- [Problem statement] All lines in the data bearing the string "this" should be identified and copied.

- [Records for the task]

╔══

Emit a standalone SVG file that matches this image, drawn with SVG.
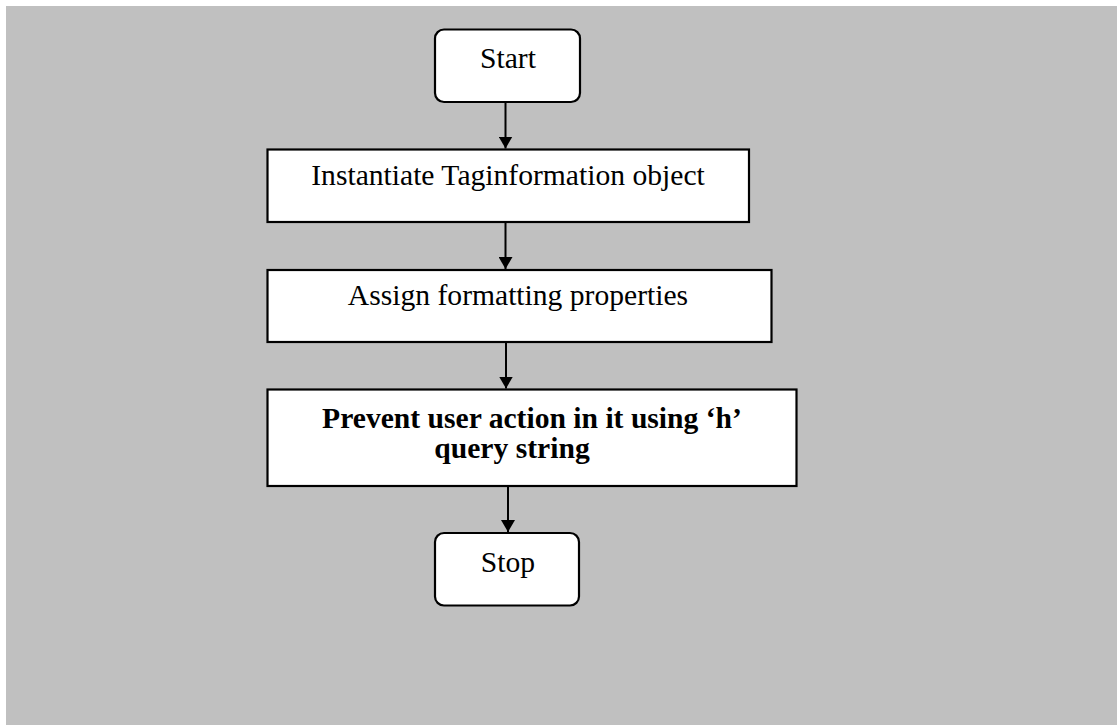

╚══
╔══

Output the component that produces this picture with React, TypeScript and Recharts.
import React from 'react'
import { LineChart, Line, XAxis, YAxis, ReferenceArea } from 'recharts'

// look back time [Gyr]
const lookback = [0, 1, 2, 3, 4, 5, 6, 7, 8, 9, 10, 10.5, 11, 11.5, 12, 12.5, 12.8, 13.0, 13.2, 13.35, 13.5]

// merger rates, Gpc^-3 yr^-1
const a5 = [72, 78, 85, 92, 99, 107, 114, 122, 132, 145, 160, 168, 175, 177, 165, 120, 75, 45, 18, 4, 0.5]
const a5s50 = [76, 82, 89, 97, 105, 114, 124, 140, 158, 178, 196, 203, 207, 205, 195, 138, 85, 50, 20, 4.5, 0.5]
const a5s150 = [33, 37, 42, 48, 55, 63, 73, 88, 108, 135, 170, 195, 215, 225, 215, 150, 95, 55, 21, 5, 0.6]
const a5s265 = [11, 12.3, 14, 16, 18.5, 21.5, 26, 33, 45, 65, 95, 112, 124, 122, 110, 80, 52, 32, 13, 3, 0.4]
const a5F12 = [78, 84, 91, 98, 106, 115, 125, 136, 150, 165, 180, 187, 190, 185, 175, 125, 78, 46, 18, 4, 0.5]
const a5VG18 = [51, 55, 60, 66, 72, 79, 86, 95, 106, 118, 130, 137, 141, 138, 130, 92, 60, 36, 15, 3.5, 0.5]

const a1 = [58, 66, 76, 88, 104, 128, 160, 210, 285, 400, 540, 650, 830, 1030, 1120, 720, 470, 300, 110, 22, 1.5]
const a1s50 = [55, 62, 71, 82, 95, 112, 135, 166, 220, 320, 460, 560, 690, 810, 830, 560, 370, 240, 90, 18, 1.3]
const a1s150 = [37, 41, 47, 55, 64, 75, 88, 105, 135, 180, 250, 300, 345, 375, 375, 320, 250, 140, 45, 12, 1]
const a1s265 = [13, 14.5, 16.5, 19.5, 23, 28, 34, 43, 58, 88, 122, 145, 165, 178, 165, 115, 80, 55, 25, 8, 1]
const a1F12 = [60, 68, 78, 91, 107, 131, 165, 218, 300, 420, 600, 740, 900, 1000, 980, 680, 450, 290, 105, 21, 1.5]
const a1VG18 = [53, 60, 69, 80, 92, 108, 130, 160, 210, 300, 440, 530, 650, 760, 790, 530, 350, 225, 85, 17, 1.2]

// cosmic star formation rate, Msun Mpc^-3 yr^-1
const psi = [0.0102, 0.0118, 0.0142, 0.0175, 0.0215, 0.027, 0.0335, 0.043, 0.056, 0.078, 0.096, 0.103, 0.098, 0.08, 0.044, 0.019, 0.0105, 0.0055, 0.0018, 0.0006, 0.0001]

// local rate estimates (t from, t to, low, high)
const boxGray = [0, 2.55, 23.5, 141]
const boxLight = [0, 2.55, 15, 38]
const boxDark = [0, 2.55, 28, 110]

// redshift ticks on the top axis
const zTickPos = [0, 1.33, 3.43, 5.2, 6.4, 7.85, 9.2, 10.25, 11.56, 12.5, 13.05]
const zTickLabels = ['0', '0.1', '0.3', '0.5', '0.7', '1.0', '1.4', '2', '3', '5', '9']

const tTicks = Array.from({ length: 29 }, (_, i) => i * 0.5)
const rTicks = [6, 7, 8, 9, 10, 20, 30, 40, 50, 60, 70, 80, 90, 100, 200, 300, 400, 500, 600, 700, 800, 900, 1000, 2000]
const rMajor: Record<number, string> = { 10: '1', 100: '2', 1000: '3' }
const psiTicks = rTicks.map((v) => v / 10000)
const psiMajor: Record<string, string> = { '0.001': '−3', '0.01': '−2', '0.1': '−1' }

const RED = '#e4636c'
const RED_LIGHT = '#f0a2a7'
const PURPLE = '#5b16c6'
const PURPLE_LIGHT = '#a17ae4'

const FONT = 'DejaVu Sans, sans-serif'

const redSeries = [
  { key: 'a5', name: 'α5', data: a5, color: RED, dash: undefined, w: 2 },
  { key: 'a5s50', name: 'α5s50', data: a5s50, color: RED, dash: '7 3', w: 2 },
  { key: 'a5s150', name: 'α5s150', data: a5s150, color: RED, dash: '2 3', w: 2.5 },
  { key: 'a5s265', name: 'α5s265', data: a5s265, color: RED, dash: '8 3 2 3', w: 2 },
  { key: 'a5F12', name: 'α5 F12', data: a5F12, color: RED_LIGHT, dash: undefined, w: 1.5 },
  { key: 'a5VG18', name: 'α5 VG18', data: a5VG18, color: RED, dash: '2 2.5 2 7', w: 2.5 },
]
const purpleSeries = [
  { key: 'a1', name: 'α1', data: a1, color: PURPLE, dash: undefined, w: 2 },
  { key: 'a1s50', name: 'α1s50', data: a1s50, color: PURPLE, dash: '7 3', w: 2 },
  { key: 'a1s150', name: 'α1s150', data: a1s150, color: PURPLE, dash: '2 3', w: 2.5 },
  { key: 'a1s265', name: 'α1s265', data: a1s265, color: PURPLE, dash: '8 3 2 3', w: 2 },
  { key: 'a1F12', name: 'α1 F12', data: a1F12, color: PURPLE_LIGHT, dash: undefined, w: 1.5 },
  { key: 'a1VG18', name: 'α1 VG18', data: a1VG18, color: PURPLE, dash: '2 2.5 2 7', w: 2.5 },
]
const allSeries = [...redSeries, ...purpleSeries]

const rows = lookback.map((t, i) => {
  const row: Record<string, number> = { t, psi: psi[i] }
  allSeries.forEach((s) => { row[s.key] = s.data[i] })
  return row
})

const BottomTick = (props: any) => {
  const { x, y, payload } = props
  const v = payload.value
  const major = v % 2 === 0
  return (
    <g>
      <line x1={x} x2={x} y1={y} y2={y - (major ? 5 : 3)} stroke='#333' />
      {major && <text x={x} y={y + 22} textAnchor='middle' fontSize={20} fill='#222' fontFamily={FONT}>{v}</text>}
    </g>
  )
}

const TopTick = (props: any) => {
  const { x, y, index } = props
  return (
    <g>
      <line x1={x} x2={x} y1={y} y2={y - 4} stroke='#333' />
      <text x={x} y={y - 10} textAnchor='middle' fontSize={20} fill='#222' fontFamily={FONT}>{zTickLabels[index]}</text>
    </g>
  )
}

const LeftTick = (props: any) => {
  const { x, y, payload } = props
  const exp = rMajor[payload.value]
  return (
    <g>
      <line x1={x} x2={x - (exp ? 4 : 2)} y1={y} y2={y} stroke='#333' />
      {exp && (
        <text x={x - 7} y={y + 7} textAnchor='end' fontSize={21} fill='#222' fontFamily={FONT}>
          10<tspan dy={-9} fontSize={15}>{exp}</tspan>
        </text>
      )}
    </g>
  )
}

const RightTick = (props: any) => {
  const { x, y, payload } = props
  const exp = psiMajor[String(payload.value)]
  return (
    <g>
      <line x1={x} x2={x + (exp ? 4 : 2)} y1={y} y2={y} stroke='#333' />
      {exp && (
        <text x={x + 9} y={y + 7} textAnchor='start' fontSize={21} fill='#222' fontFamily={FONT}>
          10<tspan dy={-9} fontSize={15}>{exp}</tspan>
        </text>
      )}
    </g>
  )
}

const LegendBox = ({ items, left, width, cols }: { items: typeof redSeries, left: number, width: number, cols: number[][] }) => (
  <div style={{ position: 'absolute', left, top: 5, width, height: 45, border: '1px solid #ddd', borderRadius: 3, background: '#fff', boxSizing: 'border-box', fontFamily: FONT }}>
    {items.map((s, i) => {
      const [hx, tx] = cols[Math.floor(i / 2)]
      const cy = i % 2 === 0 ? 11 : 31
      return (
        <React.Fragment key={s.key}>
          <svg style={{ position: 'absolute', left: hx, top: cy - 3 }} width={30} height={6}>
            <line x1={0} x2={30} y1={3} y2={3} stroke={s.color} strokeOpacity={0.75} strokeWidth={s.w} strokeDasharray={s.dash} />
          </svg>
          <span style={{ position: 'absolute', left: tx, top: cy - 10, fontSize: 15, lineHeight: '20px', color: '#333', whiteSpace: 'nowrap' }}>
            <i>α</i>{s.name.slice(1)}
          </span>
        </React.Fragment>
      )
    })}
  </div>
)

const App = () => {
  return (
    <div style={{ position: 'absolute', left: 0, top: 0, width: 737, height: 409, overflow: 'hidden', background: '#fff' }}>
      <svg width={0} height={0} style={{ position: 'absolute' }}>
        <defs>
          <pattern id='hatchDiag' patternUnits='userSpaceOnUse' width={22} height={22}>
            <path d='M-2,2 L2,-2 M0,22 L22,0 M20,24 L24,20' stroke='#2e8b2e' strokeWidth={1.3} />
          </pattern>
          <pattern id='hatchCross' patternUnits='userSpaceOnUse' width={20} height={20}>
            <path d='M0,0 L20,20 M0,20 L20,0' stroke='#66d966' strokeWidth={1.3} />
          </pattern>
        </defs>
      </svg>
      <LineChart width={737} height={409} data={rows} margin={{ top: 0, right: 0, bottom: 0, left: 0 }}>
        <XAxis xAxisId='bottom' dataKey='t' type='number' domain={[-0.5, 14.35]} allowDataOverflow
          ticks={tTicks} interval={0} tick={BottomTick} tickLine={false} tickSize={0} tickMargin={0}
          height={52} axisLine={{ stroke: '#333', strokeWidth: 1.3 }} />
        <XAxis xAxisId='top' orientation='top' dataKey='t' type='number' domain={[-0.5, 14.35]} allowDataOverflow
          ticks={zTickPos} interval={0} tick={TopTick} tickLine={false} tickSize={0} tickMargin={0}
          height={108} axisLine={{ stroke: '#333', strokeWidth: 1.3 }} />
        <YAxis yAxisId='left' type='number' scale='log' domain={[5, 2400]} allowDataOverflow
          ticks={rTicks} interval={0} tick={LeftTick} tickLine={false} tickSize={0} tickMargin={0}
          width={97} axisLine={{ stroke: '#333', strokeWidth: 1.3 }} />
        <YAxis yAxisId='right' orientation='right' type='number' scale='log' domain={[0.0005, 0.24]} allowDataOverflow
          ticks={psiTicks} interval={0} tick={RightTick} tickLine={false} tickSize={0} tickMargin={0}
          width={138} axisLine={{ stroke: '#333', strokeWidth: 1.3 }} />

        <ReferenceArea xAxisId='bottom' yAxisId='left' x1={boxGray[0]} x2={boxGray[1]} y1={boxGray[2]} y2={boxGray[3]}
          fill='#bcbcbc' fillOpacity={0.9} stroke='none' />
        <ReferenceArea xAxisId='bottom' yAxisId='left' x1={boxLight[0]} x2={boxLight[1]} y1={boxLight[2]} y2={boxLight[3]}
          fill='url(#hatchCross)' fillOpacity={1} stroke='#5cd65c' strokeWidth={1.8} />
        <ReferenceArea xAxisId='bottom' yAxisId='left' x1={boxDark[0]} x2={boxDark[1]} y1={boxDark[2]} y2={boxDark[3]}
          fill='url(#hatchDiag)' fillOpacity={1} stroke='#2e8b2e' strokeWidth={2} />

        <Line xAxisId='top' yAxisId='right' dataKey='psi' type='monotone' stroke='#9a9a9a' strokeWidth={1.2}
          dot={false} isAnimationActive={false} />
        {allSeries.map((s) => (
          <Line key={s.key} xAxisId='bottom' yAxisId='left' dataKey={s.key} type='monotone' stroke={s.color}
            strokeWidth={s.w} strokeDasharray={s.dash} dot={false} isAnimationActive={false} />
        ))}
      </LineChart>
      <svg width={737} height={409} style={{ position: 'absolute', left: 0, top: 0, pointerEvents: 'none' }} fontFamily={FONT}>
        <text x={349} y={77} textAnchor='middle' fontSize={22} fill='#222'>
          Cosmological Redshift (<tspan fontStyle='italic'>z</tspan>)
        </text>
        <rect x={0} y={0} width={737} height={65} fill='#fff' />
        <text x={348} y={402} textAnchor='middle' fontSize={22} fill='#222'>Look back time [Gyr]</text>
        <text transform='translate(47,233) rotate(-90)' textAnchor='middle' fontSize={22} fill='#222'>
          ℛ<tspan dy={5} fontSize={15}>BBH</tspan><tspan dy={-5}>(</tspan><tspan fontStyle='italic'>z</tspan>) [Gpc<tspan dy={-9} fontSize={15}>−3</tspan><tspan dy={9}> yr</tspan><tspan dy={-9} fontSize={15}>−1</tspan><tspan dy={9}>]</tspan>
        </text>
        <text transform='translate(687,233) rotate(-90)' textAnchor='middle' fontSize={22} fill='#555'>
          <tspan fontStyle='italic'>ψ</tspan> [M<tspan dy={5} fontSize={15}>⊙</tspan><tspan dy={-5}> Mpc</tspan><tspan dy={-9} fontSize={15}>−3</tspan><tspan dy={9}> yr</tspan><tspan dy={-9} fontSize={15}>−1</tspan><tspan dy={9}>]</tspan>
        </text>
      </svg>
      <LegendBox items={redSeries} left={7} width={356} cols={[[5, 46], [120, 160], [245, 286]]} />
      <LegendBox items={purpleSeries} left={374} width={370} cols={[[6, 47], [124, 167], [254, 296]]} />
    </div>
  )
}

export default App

╚══

- [The solution]
Emit a standalone SVG file that matches this image, drawn with SVG.
Output the component that produces this picture with React, TypeScript and Recharts.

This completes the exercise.